We present a novel approach for long-term human trajectory prediction in indoor human-centric environments, which is essential for long-horizon robot planning in these environments. State-of-the-art human trajectory prediction methods are limited by their focus on collision avoidance and short-term planning, and their inability to model complex interactions of humans with the environment. In contrast, our approach overcomes these limitations by predicting sequences of human interactions with the environment and using this information to guide trajectory predictions over a horizon of up to 60s. We leverage Large Language Models (LLMs) to predict interactions with the environment by conditioning the LLM prediction on rich contextual information about the scene. This information is given as a 3D Dynamic Scene Graph that encodes the geometry, semantics, and traversability of the environment into a hierarchical representation. We then ground these interaction sequences into multi-modal spatio-temporal distributions over human positions using a probabilistic approach based on continuous-time Markov Chains. To evaluate our approach, we introduce a new semi-synthetic dataset of long-term human trajectories in complex indoor environments, which also includes annotations of human-object interactions. We show in thorough experimental evaluations that our approach achieves a 54% lower average negative log-likelihood and a 26.5% lower Best-of-20 displacement error compared to the best non-privileged (i.e., evaluated in a zero-shot fashion on the dataset) baselines for a time horizon of 60s.
Paper Structure (8 sections, 4 equations, 6 figures, 5 tables)

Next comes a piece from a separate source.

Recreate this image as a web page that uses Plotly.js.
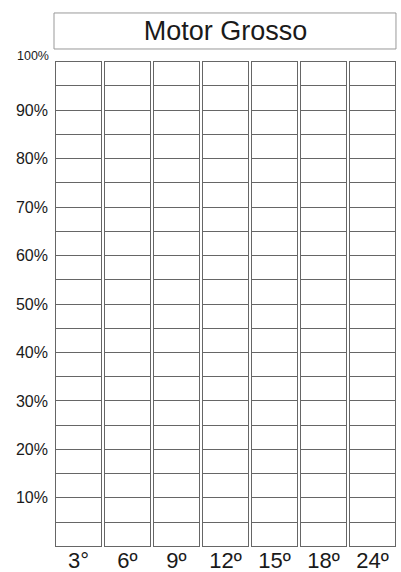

This paper contains 8 sections, 4 equations, 6 figures, 5 tables.

Figures (6)

  • Figure 1: Our method, LP$^2$, predicts a spatio-temporal distribution over long-term (up to $60s$) human trajectories in complex environments by reasoning about their interactions with the scene, represented as a 3D Dynamic Scene Graph.
  • Figure 2: Approach overview. The interaction sequence prediction (ISP) module estimates sequences of future interactions with the environment using the rich semantic information of the scene graph $S$. The probabilistic trajectory prediction (PTP) module connects these sequences into cohesive trajectories and predicts a continuous spatio-temporal probability distribution over the future human position in the environment.
  • Figure 3: Interaction sequence tree $T_I$. The LLM is auto-regressively prompted with the scene $S$ and the previous interactions $A_p$ to predict the next interactions (green nodes). Shortest paths spatially connect interactions (gray nodes). Progression through the tree over time is modeled as a CTMC with probability-based transition rates (blue). As time progresses, the probability mass moves from left to right.
  • Figure 4: Spatio-temporal distribution over the human's predicted position (orange) progressing through time. True trajectory colored from light at $t=0s$ to dark at $t=60s$ green.
  • Figure 5: Example trajectories in the office (left) and home (right). Trajectory is shown in green (past) and red (future).